TO DO: Retype every line from the start of the data down to and including the line with "13, 13, 12]". Skip the pictures.

RAW DATA:
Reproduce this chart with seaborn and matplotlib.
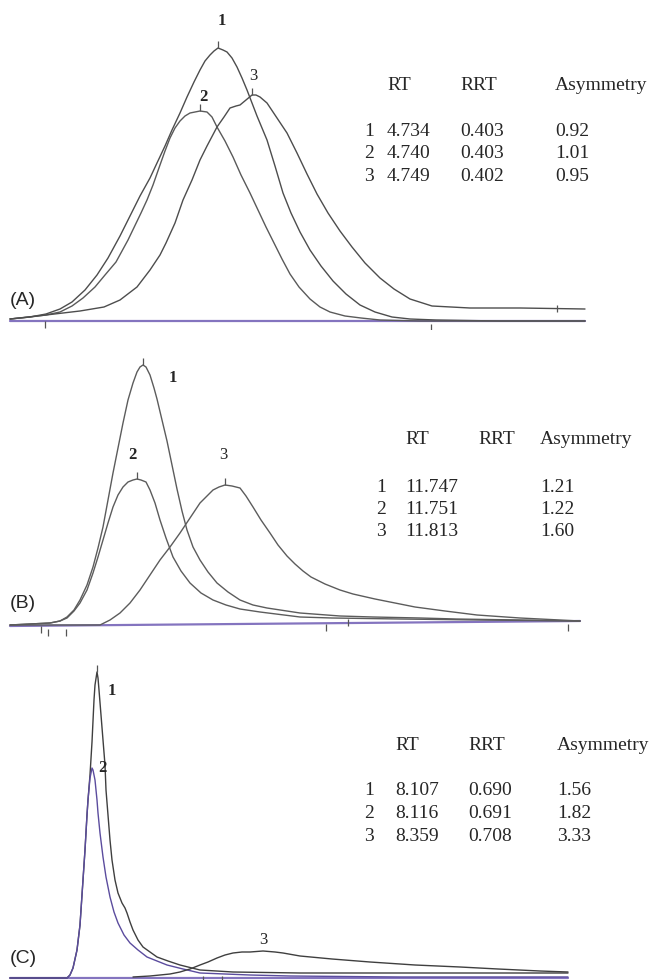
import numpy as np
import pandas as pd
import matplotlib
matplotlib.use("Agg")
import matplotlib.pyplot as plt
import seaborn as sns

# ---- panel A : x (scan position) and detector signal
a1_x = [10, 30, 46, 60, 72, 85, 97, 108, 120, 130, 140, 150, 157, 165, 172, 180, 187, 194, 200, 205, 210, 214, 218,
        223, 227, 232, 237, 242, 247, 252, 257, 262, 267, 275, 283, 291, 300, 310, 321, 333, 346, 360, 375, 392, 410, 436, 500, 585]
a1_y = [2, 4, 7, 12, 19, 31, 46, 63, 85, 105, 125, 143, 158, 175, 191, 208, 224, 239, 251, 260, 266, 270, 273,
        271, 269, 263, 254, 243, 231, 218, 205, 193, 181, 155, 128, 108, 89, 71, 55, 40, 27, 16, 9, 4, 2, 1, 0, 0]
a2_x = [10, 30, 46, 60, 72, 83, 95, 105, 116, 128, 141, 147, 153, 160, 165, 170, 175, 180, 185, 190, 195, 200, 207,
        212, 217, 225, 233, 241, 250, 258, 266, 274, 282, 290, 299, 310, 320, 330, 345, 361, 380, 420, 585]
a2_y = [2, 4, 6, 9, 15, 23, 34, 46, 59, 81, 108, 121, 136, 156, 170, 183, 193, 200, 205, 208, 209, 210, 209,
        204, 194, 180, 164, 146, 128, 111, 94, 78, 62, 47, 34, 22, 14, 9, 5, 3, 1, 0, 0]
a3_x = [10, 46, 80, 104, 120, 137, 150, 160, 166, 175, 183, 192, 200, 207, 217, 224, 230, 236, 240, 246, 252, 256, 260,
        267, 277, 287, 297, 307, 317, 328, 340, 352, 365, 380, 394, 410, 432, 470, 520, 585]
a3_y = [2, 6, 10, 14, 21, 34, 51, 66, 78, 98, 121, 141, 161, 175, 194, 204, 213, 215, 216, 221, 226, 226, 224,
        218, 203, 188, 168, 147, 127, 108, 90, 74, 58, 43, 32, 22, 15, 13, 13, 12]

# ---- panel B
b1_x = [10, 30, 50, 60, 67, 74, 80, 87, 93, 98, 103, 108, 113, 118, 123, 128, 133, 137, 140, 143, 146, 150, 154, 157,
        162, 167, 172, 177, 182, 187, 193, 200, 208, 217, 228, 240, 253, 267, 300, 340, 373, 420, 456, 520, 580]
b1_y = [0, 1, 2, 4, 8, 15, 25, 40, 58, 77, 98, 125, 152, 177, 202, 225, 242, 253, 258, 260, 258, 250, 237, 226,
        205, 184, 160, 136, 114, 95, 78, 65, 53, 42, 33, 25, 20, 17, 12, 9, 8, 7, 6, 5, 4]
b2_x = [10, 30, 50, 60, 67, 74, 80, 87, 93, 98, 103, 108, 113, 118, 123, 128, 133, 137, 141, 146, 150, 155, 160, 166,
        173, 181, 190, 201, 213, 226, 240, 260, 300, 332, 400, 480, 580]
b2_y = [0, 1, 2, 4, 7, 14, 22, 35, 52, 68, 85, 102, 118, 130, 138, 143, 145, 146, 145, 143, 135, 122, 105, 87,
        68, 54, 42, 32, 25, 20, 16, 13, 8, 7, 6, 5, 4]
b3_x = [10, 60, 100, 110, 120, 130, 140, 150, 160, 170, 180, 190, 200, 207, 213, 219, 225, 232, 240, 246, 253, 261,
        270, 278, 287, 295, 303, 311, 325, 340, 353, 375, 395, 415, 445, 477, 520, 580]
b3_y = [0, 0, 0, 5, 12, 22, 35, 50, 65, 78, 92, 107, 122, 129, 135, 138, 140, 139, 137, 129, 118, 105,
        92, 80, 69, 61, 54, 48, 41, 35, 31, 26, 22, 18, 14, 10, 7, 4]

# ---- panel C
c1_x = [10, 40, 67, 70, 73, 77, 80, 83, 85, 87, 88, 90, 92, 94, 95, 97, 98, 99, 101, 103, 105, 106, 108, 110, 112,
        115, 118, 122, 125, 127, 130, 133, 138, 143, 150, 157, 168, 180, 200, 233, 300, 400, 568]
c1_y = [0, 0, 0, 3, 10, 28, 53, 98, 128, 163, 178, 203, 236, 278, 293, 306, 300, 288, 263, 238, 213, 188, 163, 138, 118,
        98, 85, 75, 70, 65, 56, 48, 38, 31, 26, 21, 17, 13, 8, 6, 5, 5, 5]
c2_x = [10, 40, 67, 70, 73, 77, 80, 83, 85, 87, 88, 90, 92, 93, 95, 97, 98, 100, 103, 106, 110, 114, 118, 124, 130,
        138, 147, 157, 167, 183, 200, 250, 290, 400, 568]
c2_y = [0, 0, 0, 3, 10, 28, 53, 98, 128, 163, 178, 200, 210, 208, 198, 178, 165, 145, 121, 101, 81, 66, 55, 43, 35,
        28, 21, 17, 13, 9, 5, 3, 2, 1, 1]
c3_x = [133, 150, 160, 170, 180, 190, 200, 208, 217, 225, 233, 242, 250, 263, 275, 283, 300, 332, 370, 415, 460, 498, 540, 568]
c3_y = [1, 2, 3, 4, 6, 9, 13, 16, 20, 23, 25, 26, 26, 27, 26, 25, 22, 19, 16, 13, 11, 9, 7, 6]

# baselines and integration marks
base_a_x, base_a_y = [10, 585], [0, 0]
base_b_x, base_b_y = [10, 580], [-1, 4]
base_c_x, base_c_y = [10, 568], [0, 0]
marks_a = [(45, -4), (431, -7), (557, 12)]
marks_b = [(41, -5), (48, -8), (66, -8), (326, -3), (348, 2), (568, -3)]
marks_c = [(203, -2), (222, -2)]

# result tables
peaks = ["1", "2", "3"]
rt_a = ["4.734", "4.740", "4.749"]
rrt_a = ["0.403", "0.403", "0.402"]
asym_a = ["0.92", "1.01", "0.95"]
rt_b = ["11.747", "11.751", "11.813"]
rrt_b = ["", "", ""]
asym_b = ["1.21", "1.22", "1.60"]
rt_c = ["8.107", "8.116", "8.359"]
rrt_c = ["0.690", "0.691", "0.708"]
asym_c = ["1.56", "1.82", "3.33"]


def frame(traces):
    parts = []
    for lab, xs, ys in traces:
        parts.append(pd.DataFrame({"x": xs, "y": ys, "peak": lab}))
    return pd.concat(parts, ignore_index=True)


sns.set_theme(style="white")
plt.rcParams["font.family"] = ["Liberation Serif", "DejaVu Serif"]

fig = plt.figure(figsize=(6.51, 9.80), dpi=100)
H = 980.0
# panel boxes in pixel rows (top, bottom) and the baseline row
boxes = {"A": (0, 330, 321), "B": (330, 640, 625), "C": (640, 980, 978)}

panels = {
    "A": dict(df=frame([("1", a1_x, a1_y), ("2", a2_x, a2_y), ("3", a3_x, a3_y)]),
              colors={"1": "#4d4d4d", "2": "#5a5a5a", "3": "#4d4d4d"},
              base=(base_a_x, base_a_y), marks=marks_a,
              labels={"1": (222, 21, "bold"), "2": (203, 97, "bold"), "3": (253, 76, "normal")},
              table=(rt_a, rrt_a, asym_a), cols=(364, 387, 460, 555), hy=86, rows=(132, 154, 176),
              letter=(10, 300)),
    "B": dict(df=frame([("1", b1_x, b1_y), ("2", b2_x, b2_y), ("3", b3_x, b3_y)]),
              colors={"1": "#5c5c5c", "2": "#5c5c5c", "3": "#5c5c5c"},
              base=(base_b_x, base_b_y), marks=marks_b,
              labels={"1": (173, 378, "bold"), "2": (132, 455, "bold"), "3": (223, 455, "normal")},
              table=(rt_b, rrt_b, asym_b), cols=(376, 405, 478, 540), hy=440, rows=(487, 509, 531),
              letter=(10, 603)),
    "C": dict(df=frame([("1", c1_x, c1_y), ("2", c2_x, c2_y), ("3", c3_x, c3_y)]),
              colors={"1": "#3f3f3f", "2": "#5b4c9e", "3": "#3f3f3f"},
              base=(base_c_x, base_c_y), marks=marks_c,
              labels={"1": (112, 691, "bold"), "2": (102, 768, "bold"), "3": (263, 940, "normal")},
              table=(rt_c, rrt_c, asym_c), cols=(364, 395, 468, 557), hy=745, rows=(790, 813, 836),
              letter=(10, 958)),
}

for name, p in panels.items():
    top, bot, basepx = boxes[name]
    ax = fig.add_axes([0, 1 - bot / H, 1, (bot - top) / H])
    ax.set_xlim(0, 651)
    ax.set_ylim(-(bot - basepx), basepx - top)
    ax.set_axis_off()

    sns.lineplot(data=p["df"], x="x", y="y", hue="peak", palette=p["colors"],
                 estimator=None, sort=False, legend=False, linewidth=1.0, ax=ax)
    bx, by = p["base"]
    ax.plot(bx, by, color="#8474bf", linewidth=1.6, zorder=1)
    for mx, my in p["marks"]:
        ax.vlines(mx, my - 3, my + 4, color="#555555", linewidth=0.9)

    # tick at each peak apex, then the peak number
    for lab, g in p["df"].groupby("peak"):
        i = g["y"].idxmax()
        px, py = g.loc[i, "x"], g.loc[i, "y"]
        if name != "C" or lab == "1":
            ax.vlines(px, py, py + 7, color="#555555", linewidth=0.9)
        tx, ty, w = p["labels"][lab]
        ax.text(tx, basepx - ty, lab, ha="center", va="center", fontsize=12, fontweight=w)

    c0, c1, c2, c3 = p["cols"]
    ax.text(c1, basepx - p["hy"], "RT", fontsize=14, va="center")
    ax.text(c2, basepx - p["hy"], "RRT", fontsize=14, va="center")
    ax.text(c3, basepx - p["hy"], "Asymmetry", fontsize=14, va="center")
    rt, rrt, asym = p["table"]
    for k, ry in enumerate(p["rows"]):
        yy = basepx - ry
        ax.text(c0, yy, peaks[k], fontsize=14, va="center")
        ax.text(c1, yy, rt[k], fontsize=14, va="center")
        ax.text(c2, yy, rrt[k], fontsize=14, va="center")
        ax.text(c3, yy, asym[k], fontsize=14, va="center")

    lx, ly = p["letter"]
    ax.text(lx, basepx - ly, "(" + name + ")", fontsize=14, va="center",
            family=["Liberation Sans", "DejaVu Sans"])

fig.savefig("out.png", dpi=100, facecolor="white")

SOLUTION:
Reproduce this chart with seaborn and matplotlib.
import numpy as np
import pandas as pd
import matplotlib
matplotlib.use("Agg")
import matplotlib.pyplot as plt
import seaborn as sns

# ---- panel A : x (scan position) and detector signal
a1_x = [10, 30, 46, 60, 72, 85, 97, 108, 120, 130, 140, 150, 157, 165, 172, 180, 187, 194, 200, 205, 210, 214, 218,
        223, 227, 232, 237, 242, 247, 252, 257, 262, 267, 275, 283, 291, 300, 310, 321, 333, 346, 360, 375, 392, 410, 436, 500, 585]
a1_y = [2, 4, 7, 12, 19, 31, 46, 63, 85, 105, 125, 143, 158, 175, 191, 208, 224, 239, 251, 260, 266, 270, 273,
        271, 269, 263, 254, 243, 231, 218, 205, 193, 181, 155, 128, 108, 89, 71, 55, 40, 27, 16, 9, 4, 2, 1, 0, 0]
a2_x = [10, 30, 46, 60, 72, 83, 95, 105, 116, 128, 141, 147, 153, 160, 165, 170, 175, 180, 185, 190, 195, 200, 207,
        212, 217, 225, 233, 241, 250, 258, 266, 274, 282, 290, 299, 310, 320, 330, 345, 361, 380, 420, 585]
a2_y = [2, 4, 6, 9, 15, 23, 34, 46, 59, 81, 108, 121, 136, 156, 170, 183, 193, 200, 205, 208, 209, 210, 209,
        204, 194, 180, 164, 146, 128, 111, 94, 78, 62, 47, 34, 22, 14, 9, 5, 3, 1, 0, 0]
a3_x = [10, 46, 80, 104, 120, 137, 150, 160, 166, 175, 183, 192, 200, 207, 217, 224, 230, 236, 240, 246, 252, 256, 260,
        267, 277, 287, 297, 307, 317, 328, 340, 352, 365, 380, 394, 410, 432, 470, 520, 585]
a3_y = [2, 6, 10, 14, 21, 34, 51, 66, 78, 98, 121, 141, 161, 175, 194, 204, 213, 215, 216, 221, 226, 226, 224,
        218, 203, 188, 168, 147, 127, 108, 90, 74, 58, 43, 32, 22, 15, 13, 13, 12]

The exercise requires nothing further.